We offer audio novels for those who still struggle to decode the written word: listening is reading too.

Storytime is precious

We read with our child - the best children’s books are wonderfully wise, full of humour and philosophy that will entrance adults too.  We read to our child in the most delightful, intimate moment of the evening. And we keep this going well into the stage when a child can read for themselves -  until they shut the bedroom door on us and claim reading as their private pleasure.

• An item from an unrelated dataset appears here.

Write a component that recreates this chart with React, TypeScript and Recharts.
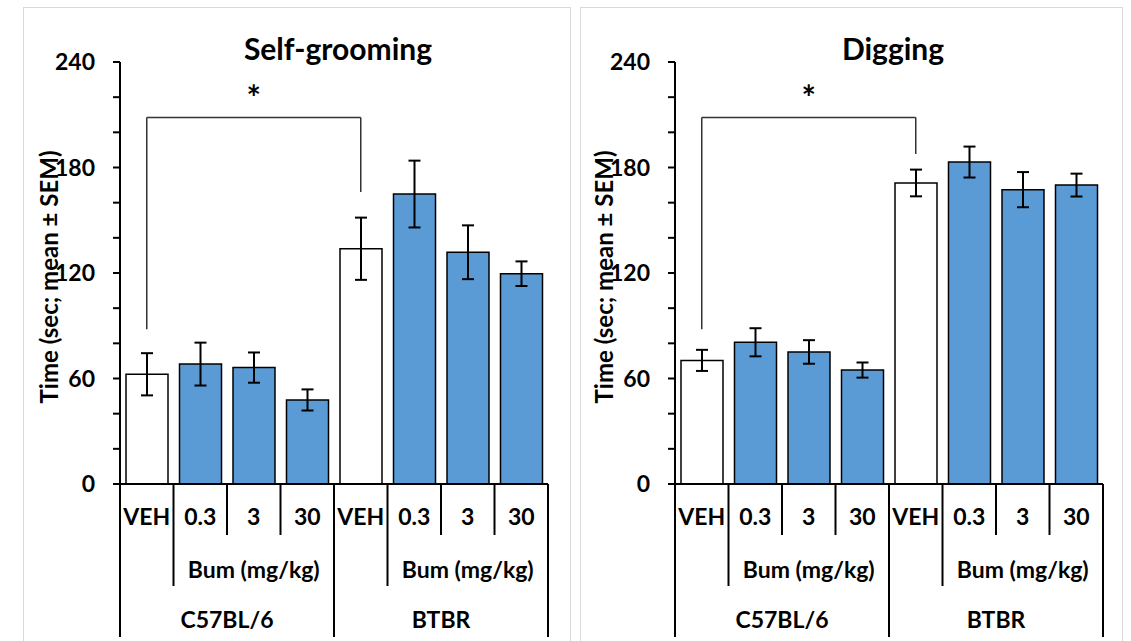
import { BarChart, Bar, XAxis, YAxis, ErrorBar, Cell, ReferenceLine } from 'recharts';

// category keys (unique) and the labels shown under each bar
const keys = ['C57-VEH', 'C57-0.3', 'C57-3', 'C57-30', 'BTBR-VEH', 'BTBR-0.3', 'BTBR-3', 'BTBR-30'];
const tickLabels = ['VEH', '0.3', '3', '30', 'VEH', '0.3', '3', '30'];
const strains = ['C57BL/6', 'BTBR'];
const doseLabel = 'Bum (mg/kg)';

const groomMeans = [62.4, 68.2, 66.2, 47.8, 133.8, 164.9, 131.8, 119.6];
const groomSem = [12, 12.2, 8.6, 6, 17.7, 19, 15.3, 7];
const digMeans = [70.3, 80.6, 75.1, 64.8, 171.2, 183.1, 167.4, 170];
const digSem = [6, 8, 6.7, 4.3, 7.6, 8.8, 10, 6.5];

const yTicks = [0, 20, 40, 60, 80, 100, 120, 140, 160, 180, 200, 220, 240];
const yLabels = [0, 60, 120, 180, 240];

// significance bracket (y values)
const bracketTop = 208.5;
const bracketLeftEnd = 88;
const groomBracketRight = 166;
const digBracketRight = 187.7;

const BLUE = '#5B9BD5';
const CHART_W = 568;
const CHART_H = 641;
const PLOT_LEFT = 120;
const PLOT_RIGHT = 548;
const PLOT_TOP = 62;
const PLOT_BOTTOM = 484;
const BAND = (PLOT_RIGHT - PLOT_LEFT) / keys.length;
const LABEL_SIZE = 23;

const XTick = (props: any) => {
  const { x, y, index } = props;
  const left = x - BAND / 2;
  const strainStart = index % 4 === 0;
  const doseStart = index % 4 === 1;
  const depth = strainStart ? 153 : doseStart ? 102 : 51;
  return (
    <g>
      <line x1={left} x2={left} y1={y} y2={y + depth} stroke="#000" strokeWidth={2} />
      {index === keys.length - 1 && (
        <line x1={x + BAND / 2} x2={x + BAND / 2} y1={y} y2={y + 153} stroke="#000" strokeWidth={2} />
      )}
      <text x={x} y={y + 41} textAnchor="middle" fontSize={LABEL_SIZE} fontWeight={700} fill="#000">
        {tickLabels[index]}
      </text>
      {doseStart && (
        <text x={x + BAND} y={y + 94} textAnchor="middle" fontSize={LABEL_SIZE} fontWeight={700} fill="#000">
          {doseLabel}
        </text>
      )}
      {strainStart && (
        <text x={x + 1.5 * BAND} y={y + 144} textAnchor="middle" fontSize={LABEL_SIZE} fontWeight={700} fill="#000">
          {strains[index / 4]}
        </text>
      )}
    </g>
  );
};

const YTick = (props: any) => {
  const { x, y, payload } = props;
  if (!yLabels.includes(payload.value)) return <g />;
  return (
    <text x={x} y={y + 8} textAnchor="end" fontSize={23} fontWeight={700} fill="#000">
      {payload.value}
    </text>
  );
};

const YLabel = (props: any) => {
  const vb = props.viewBox || { x: 60, y: PLOT_TOP, height: PLOT_BOTTOM - PLOT_TOP };
  const cx = vb.x - 12;
  const cy = vb.y + vb.height / 2 + 4;
  return (
    <text
      x={cx}
      y={cy}
      transform={`rotate(-90 ${cx} ${cy})`}
      textAnchor="middle"
      dominantBaseline="central"
      fontSize={24}
      fontWeight={700}
      fill="#000"
    >
      Time (sec; mean ± SEM)
    </text>
  );
};

const Panel = ({ title, means, sems, bracketRight, left }: any) => {
  const data = keys.map((k, i) => ({ key: k, mean: means[i], sem: sems[i] }));
  return (
    <div style={{ position: 'absolute', left, top: 0, width: CHART_W, height: CHART_H }}>
      <div
        style={{
          position: 'absolute',
          left: 0,
          width: 676,
          top: 33,
          fontSize: 30,
          lineHeight: '30px',
          fontWeight: 700,
          textAlign: 'center',
        }}
      >
        {title}
      </div>
      <BarChart
        width={CHART_W}
        height={CHART_H}
        data={data}
        margin={{ top: PLOT_TOP, right: CHART_W - PLOT_RIGHT, left: 60, bottom: 0 }}
        barSize={42}
      >
        <XAxis
          dataKey="key"
          interval={0}
          height={CHART_H - PLOT_BOTTOM}
          tickSize={0}
          tickMargin={0}
          tickLine={false}
          axisLine={{ stroke: '#000', strokeWidth: 2 }}
          tick={<XTick />}
        />
        <YAxis
          width={60}
          domain={[0, 240]}
          ticks={yTicks}
          interval={0}
          tickSize={7}
          tickMargin={18}
          tickLine={{ stroke: '#000', strokeWidth: 2 }}
          axisLine={{ stroke: '#000', strokeWidth: 2 }}
          tick={<YTick />}
          label={<YLabel />}
        />
        <ReferenceLine
          segment={[{ x: keys[0], y: bracketTop }, { x: keys[4], y: bracketTop }]}
          stroke="#333"
          strokeWidth={1.5}
          label={{ value: '*', position: 'top', offset: 7, fontSize: 34, fontWeight: 700, fill: '#000' }}
        />
        <ReferenceLine
          segment={[{ x: keys[0], y: bracketTop }, { x: keys[0], y: bracketLeftEnd }]}
          stroke="#333"
          strokeWidth={1.5}
        />
        <ReferenceLine
          segment={[{ x: keys[4], y: bracketTop }, { x: keys[4], y: bracketRight }]}
          stroke="#333"
          strokeWidth={1.5}
        />
        <Bar dataKey="mean" stroke="#000" strokeWidth={1.5} isAnimationActive={false}>
          {data.map((d, i) => (
            <Cell key={d.key} fill={i % 4 === 0 ? '#fff' : BLUE} />
          ))}
          <ErrorBar dataKey="sem" width={6} stroke="#000" strokeWidth={2} direction="y" />
        </Bar>
      </BarChart>
    </div>
  );
};

export default function App() {
  return (
    <div
      style={{
        position: 'absolute',
        left: 0,
        top: 0,
        width: 1131,
        height: 641,
        overflow: 'hidden',
        background: '#fff',
        fontFamily: 'Lato, sans-serif',
      }}
    >
      <div style={{ position: 'absolute', left: 23, top: 7, width: 546, height: 700, border: '1px solid #d9d9d9' }} />
      <div style={{ position: 'absolute', left: 580, top: 7, width: 541, height: 700, border: '1px solid #d9d9d9' }} />
      <Panel title="Self-grooming" means={groomMeans} sems={groomSem} bracketRight={groomBracketRight} left={0} />
      <Panel title="Digging" means={digMeans} sems={digSem} bracketRight={digBracketRight} left={555} />
    </div>
  );
}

At that point, we can read in parallel, if the child allows; parent and child / young adult both reading the same novel, separately-  Heidi, Little Women, Harry Potter. And then exchanging ideas, book club-style: why does that character inspire such fear? Why on earth did they make such a foolish move? Who does she remind you of? What would you have done? Talking on an equal footing with the child; everyone’s response to an art form is valid and personal. This kind of talk clarifies a child’s thinking not only about a story but by extension about life itself.

We’ve been telling stories and handing them down since the birth of civilization, since well before the invention of writing. Storytelling is perhaps the oldest art form, encoded in our humanity. We’ve always told stories of rifts and wars, monsters and lovers, friendship and loss, even, according to Plato, of rings that make us invisible. 

This is surely worth preserving for our children; the sense of wonder, wisdom and everyday heroism that stories can impart are the perfect antidote to a world of chaos and very few answers.

Beyond this, children's reading is a bold act of optimism; if we allow this new generation to envision a better world and the courage needed to bring it about, they may effect the changes we're longing to see.